──────── Collected data ────────

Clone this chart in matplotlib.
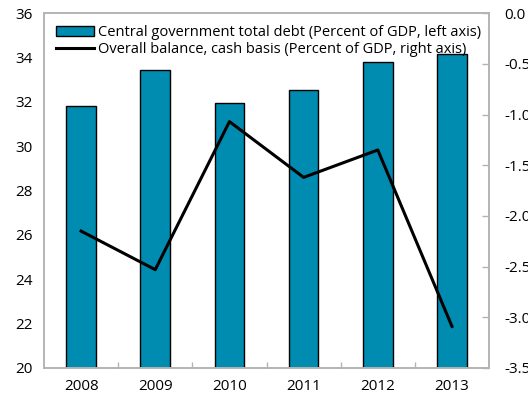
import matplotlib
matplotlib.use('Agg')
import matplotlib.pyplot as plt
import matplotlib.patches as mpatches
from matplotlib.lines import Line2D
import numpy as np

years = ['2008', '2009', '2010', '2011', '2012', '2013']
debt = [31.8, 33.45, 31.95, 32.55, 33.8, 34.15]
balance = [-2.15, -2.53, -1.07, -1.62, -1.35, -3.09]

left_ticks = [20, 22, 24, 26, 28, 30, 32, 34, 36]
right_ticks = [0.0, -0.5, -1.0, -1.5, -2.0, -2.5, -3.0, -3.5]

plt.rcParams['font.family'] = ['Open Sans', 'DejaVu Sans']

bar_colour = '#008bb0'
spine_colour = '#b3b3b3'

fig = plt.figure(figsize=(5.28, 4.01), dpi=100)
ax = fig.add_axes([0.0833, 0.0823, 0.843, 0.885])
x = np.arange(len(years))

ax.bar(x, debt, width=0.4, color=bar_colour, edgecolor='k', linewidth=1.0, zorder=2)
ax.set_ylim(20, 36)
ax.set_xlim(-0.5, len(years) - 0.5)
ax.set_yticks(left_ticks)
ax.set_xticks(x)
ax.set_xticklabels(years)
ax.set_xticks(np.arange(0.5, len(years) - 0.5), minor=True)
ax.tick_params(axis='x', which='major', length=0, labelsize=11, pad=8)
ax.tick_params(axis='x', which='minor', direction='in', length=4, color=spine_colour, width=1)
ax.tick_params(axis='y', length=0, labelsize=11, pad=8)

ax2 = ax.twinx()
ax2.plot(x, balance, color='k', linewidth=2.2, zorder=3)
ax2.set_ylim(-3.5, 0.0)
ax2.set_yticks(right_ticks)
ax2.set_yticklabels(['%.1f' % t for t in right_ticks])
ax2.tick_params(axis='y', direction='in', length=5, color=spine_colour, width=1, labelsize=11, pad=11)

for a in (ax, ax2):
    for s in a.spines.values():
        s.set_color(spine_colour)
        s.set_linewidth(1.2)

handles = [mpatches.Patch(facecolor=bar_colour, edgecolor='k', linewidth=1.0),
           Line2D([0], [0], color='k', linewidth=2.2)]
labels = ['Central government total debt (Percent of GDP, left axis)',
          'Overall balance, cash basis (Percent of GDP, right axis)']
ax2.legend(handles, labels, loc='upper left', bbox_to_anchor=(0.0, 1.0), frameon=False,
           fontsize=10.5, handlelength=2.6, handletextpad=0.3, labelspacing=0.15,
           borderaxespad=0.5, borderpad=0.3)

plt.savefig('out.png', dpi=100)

────────

**Task goal**
Send back the data above word for word, with the pictures left out.

**The result**
Clone this chart in matplotlib.
import matplotlib
matplotlib.use('Agg')
import matplotlib.pyplot as plt
import matplotlib.patches as mpatches
from matplotlib.lines import Line2D
import numpy as np

years = ['2008', '2009', '2010', '2011', '2012', '2013']
debt = [31.8, 33.45, 31.95, 32.55, 33.8, 34.15]
balance = [-2.15, -2.53, -1.07, -1.62, -1.35, -3.09]

left_ticks = [20, 22, 24, 26, 28, 30, 32, 34, 36]
right_ticks = [0.0, -0.5, -1.0, -1.5, -2.0, -2.5, -3.0, -3.5]

plt.rcParams['font.family'] = ['Open Sans', 'DejaVu Sans']

bar_colour = '#008bb0'
spine_colour = '#b3b3b3'

fig = plt.figure(figsize=(5.28, 4.01), dpi=100)
ax = fig.add_axes([0.0833, 0.0823, 0.843, 0.885])
x = np.arange(len(years))

ax.bar(x, debt, width=0.4, color=bar_colour, edgecolor='k', linewidth=1.0, zorder=2)
ax.set_ylim(20, 36)
ax.set_xlim(-0.5, len(years) - 0.5)
ax.set_yticks(left_ticks)
ax.set_xticks(x)
ax.set_xticklabels(years)
ax.set_xticks(np.arange(0.5, len(years) - 0.5), minor=True)
ax.tick_params(axis='x', which='major', length=0, labelsize=11, pad=8)
ax.tick_params(axis='x', which='minor', direction='in', length=4, color=spine_colour, width=1)
ax.tick_params(axis='y', length=0, labelsize=11, pad=8)

ax2 = ax.twinx()
ax2.plot(x, balance, color='k', linewidth=2.2, zorder=3)
ax2.set_ylim(-3.5, 0.0)
ax2.set_yticks(right_ticks)
ax2.set_yticklabels(['%.1f' % t for t in right_ticks])
ax2.tick_params(axis='y', direction='in', length=5, color=spine_colour, width=1, labelsize=11, pad=11)

for a in (ax, ax2):
    for s in a.spines.values():
        s.set_color(spine_colour)
        s.set_linewidth(1.2)

handles = [mpatches.Patch(facecolor=bar_colour, edgecolor='k', linewidth=1.0),
           Line2D([0], [0], color='k', linewidth=2.2)]
labels = ['Central government total debt (Percent of GDP, left axis)',
          'Overall balance, cash basis (Percent of GDP, right axis)']
ax2.legend(handles, labels, loc='upper left', bbox_to_anchor=(0.0, 1.0), frameon=False,
           fontsize=10.5, handlelength=2.6, handletextpad=0.3, labelspacing=0.15,
           borderaxespad=0.5, borderpad=0.3)

plt.savefig('out.png', dpi=100)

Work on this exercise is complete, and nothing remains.